Uno studio dell’Università della Georgia ha mostrato che genitori sotto stress tendono a esercitare maggiore pressione sui figli perché mangino in un certo modo, oppure a vietare in modo categorico i cibi meno salutari.
Questo tipo di approccio può innescare una relazione distorta con il cibo, alimentando sentimenti di colpa, ribellione e scarsa consapevolezza delle proprie sensazioni corporee.
Quando le emozioni non passano dal piatto
Non tutte le famiglie in difficoltà trasmettono cattive abitudini alimentari, al contrario, molte riescono a spezzare il ciclo e a offrire un esempio equilibrato, anche se non perfetto. La differenza sta spesso nel grado di consapevolezza.
Un genitore che riconosce i propri automatismi alimentari, che si interroga sulle motivazioni profonde dietro certe scelte, è più propenso a costruire un rapporto sereno con il cibo – e a trasmetterlo ai figli.
E questo non significa diventare fanatici della dieta sana o abolire ogni concessione. Vuol dire piuttosto restituire al cibo il suo significato primario: nutrire il corpo e creare connessioni. Significa anche essere in grado di parlare con i figli delle emozioni, offrendo alternative al cibo per gestire la rabbia, la tristezza, la noia.

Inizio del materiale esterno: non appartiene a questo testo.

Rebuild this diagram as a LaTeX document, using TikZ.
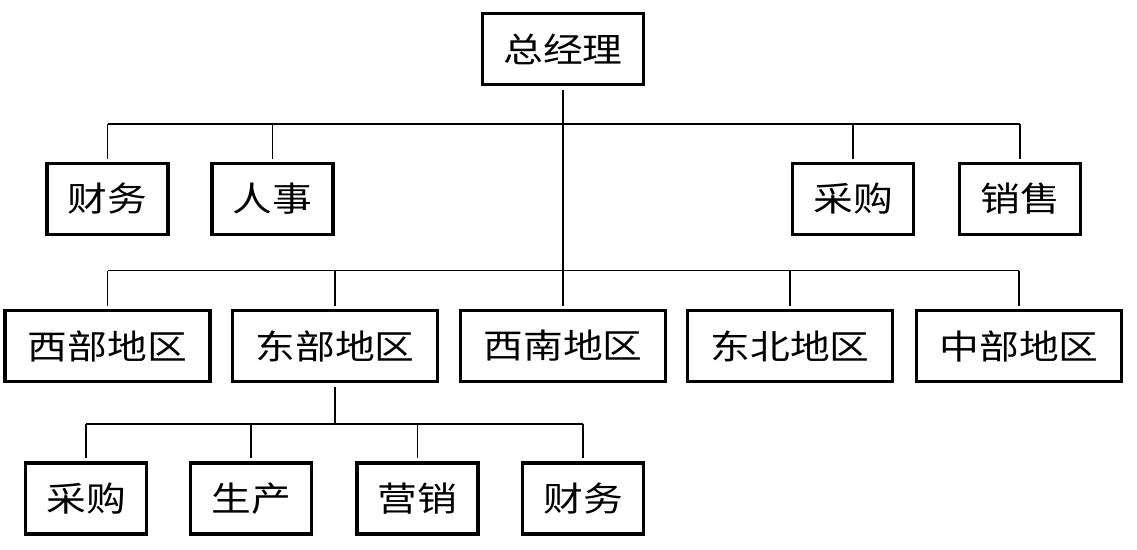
\documentclass[tikz,border=0pt]{standalone}
\usepackage{fontspec}
\newfontfamily\cjk[FakeStretch=1.17]{Noto Sans CJK SC}
\begin{document}
\begin{tikzpicture}[x=1pt,y=-1pt,
  box/.style={draw, line width=3.6pt, minimum height=71pt, inner xsep=0pt,
    font=\cjk\fontsize{34}{36}\selectfont, anchor=center},
  two/.style={box, minimum width=121pt},
  three/.style={box, minimum width=161pt},
  four/.style={box, minimum width=205pt},
  link/.style={line width=1.3pt},
  drop/.style={link, shorten >=3pt}]
\useasboundingbox (0,0) rectangle (1137,549);
% nodes
\node[three] (gm) at (563,49) {总经理};
\node[two] (cw) at (107.5,199) {财务};
\node[two] (rs) at (272.5,199) {人事};
\node[two] (cg) at (853,199) {采购};
\node[two] (xs) at (1020,199) {销售};
\node[four] (xb) at (107.5,346) {西部地区};
\node[four] (db) at (335,346) {东部地区};
\node[four] (xn) at (563,346) {西南地区};
\node[four] (dbei) at (790,346) {东北地区};
\node[four] (zb) at (1019,346) {中部地区};
\node[two] (cg2) at (86,498.5) {采购};
\node[two] (sc) at (251,498.5) {生产};
\node[two] (yx) at (417.5,498.5) {营销};
\node[two] (cw2) at (583,498.5) {财务};
% bus levels
\coordinate (b1) at (563,124);
\coordinate (b2) at (563,270.5);
\coordinate (b3) at (335,424);
% trunk
\draw[link, shorten <=4pt, shorten >=3pt] (gm.south) -- (xn.north);
% bus 1
\draw[link] (cw.north |- b1) -- (xs.north |- b1);
\foreach \n in {cw,rs,cg,xs} \draw[drop] (\n.north |- b1) -- (\n.north);
% bus 2
\draw[link] (xb.north |- b2) -- (zb.north |- b2);
\foreach \n in {xb,db,dbei,zb} \draw[drop] (\n.north |- b2) -- (\n.north);
% bus 3
\draw[link, shorten <=4pt] (db.south) -- (b3);
\draw[link] (cg2.north |- b3) -- (cw2.north |- b3);
\foreach \n in {cg2,sc,yx,cw2} \draw[drop] (\n.north |- b3) -- (\n.north);
\end{tikzpicture}
\end{document}
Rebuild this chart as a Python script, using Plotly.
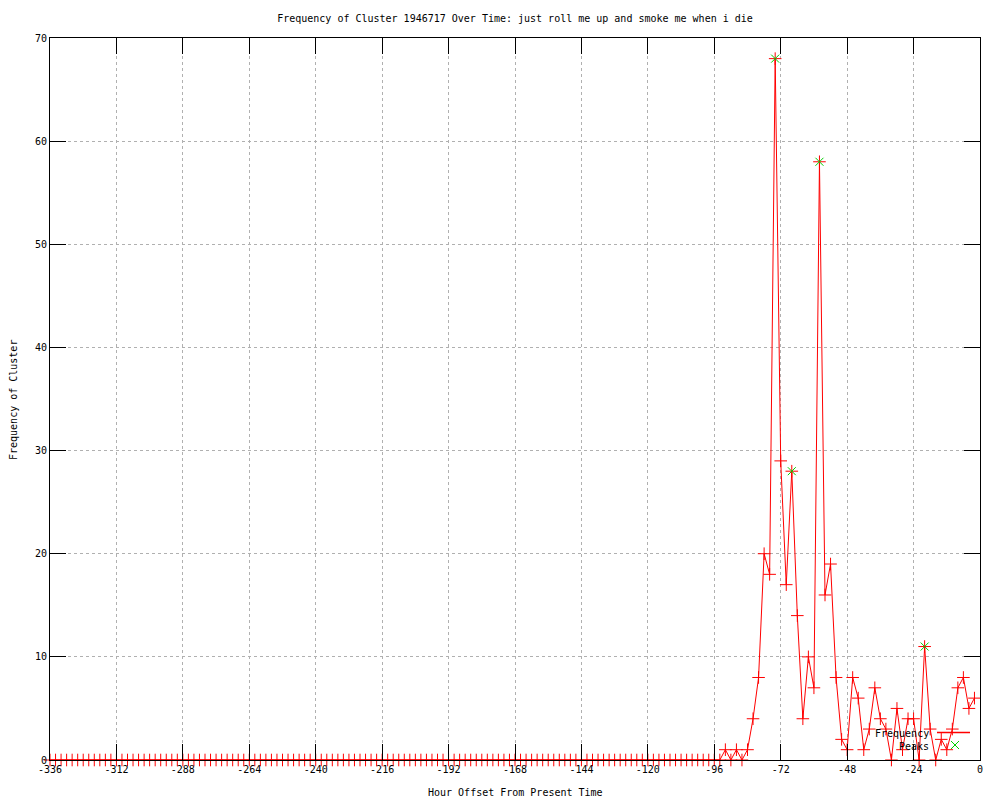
import plotly.graph_objects as go

# Hours: -336 .. -2 every 2 hours
hours = list(range(-336, 0, 2))

# Non-zero part of the series (from -94 to -2), earlier values are all zero
recent_hours = list(range(-94, 0, 2))
recent_values = [0, 1, 0, 1, 0, 1, 4, 8, 20, 18,   # -94 .. -76
                 68, 29, 17, 28, 14, 4, 10, 7, 58, 16,  # -74 .. -56
                 19, 8, 2, 1, 8, 6, 1, 3, 7, 4,       # -54 .. -36
                 3, 0, 5, 1, 4, 4, 0, 11, 3, 0,       # -34 .. -16
                 2, 1, 3, 7, 8, 5, 6]                 # -14 .. -2

frequency = [0] * (len(hours) - len(recent_hours)) + recent_values

peak_hours = [-74, -68, -58, -20]
peak_values = [68, 28, 58, 11]

x_ticks = list(range(-336, 1, 24))
y_ticks = list(range(0, 71, 10))

FONT = "DejaVu Sans Mono"
RED = "#ff0000"
GREEN = "#00d000"

fig = go.Figure()
fig.add_trace(go.Scatter(
    x=hours, y=frequency, mode="lines+markers", name="Frequency",
    line=dict(color=RED, width=1),
    marker=dict(symbol="cross-thin-open", size=9, line=dict(color=RED, width=1), color=RED),
    cliponaxis=False, showlegend=False,
))
fig.add_trace(go.Scatter(
    x=peak_hours, y=peak_values, mode="markers", name="Peaks",
    marker=dict(symbol="x-thin-open", size=8, line=dict(color=GREEN, width=1), color=GREEN),
    cliponaxis=False, showlegend=False,
))

L, R, T, B = 50, 20, 38, 40
W, H = 1000, 800
pw, ph = W - L - R, H - T - B

def px(xp):
    return (xp - L) / pw

def py(yp):
    return (H - B - yp) / ph

axis_common = dict(
    showline=True, linecolor="black", linewidth=1, mirror="ticks",
    ticks="inside", ticklen=16, tickwidth=1, tickcolor="black",
    showgrid=True, gridcolor="#b0b0b0", griddash="dot", gridwidth=1,
    zeroline=False, tickfont=dict(family=FONT, size=10, color="black"),
    layer="above traces",
)

fig.update_xaxes(range=[-336, 0], tickmode="array", tickvals=x_ticks,
                 ticktext=[str(v) for v in x_ticks], **axis_common)
fig.update_yaxes(range=[0, 70], tickmode="array", tickvals=y_ticks,
                 ticktext=[str(v) for v in y_ticks], **axis_common)

annotations = [
    dict(text="Hour Offset From Present Time", x=px(515), y=py(793),
         xref="paper", yref="paper", showarrow=False, xanchor="center", yanchor="middle",
         font=dict(family=FONT, size=10, color="black")),
    dict(text="Frequency of Cluster", x=px(13), y=py(400),
         xref="paper", yref="paper", showarrow=False, textangle=-90,
         xanchor="center", yanchor="middle",
         font=dict(family=FONT, size=10, color="black")),
    dict(text="Frequency", x=px(931), y=py(733), xref="paper", yref="paper",
         showarrow=False, xanchor="right", yanchor="middle",
         font=dict(family=FONT, size=10, color="black")),
    dict(text="Peaks", x=px(931), y=py(746), xref="paper", yref="paper",
         showarrow=False, xanchor="right", yanchor="middle",
         font=dict(family=FONT, size=10, color="black")),
]

shapes = [
    dict(type="line", xref="paper", yref="paper", x0=px(937), x1=px(970),
         y0=py(732.5), y1=py(732.5), line=dict(color=RED, width=1.5)),
    dict(type="line", xref="paper", yref="paper", x0=px(951), x1=px(959),
         y0=py(741), y1=py(749), line=dict(color=GREEN, width=1)),
    dict(type="line", xref="paper", yref="paper", x0=px(951), x1=px(959),
         y0=py(749), y1=py(741), line=dict(color=GREEN, width=1)),
]

fig.update_layout(
    width=W, height=H,
    margin=dict(l=L, r=R, t=T, b=B, autoexpand=False),
    paper_bgcolor="white", plot_bgcolor="white",
    title=dict(text="Frequency of Cluster 1946717 Over Time: just roll me up and smoke me when i die",
               x=515 / W, xanchor="center", y=1 - 18 / H, yanchor="middle",
               font=dict(family=FONT, size=10, color="black")),
    annotations=annotations, shapes=shapes,
    showlegend=False,
)

fig.write_html("out.html", config={"displayModeBar": False},
               post_script="document.body.style.margin='0';")
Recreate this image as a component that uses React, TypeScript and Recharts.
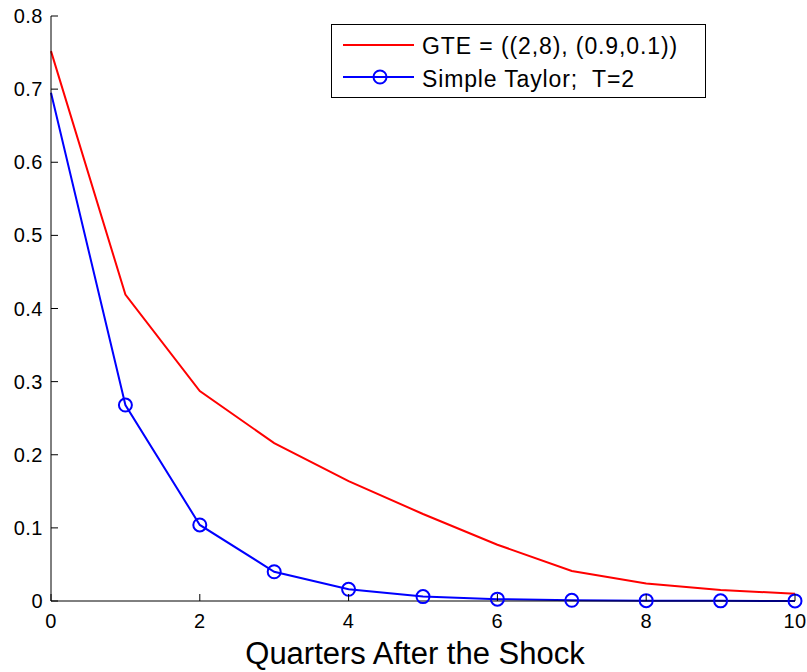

Cosa possono fare i genitori?
La buona notizia è che è possibile cambiare rotta, anche nelle famiglie dove si sono consolidate abitudini alimentari poco sane, ci sono margini di miglioramento.
Come fare? Tra i principali consigli forniti dalle ricerche ci sono:
- Coinvolgere i figli nella preparazione dei pasti, rendendoli protagonisti di scelte consapevoli.
- Mangiare insieme, senza schermi o distrazioni, trasformando il pasto in un momento di dialogo.
- Evitare etichette come “cibo buono” o “cibo cattivo”, preferendo espressioni come “cibo che ci fa stare bene” o “da gustare ogni tanto”.
- Parlare delle emozioni apertamente, offrendo strumenti per riconoscerle e gestirle che non ruotino attorno al cibo.
Le abitudini alimentari negative spesso sono il riflesso di un’educazione emotiva incompleta, di una fatica nel comunicare e nel prendersi cura, a volte anche di un vuoto che non si riesce a nominare. Ma proprio perché si tratta di una dinamica relazionale, può essere trasformata. E trasformarla significa non solo migliorare la salute dei bambini, ma anche rafforzare il legame familiare.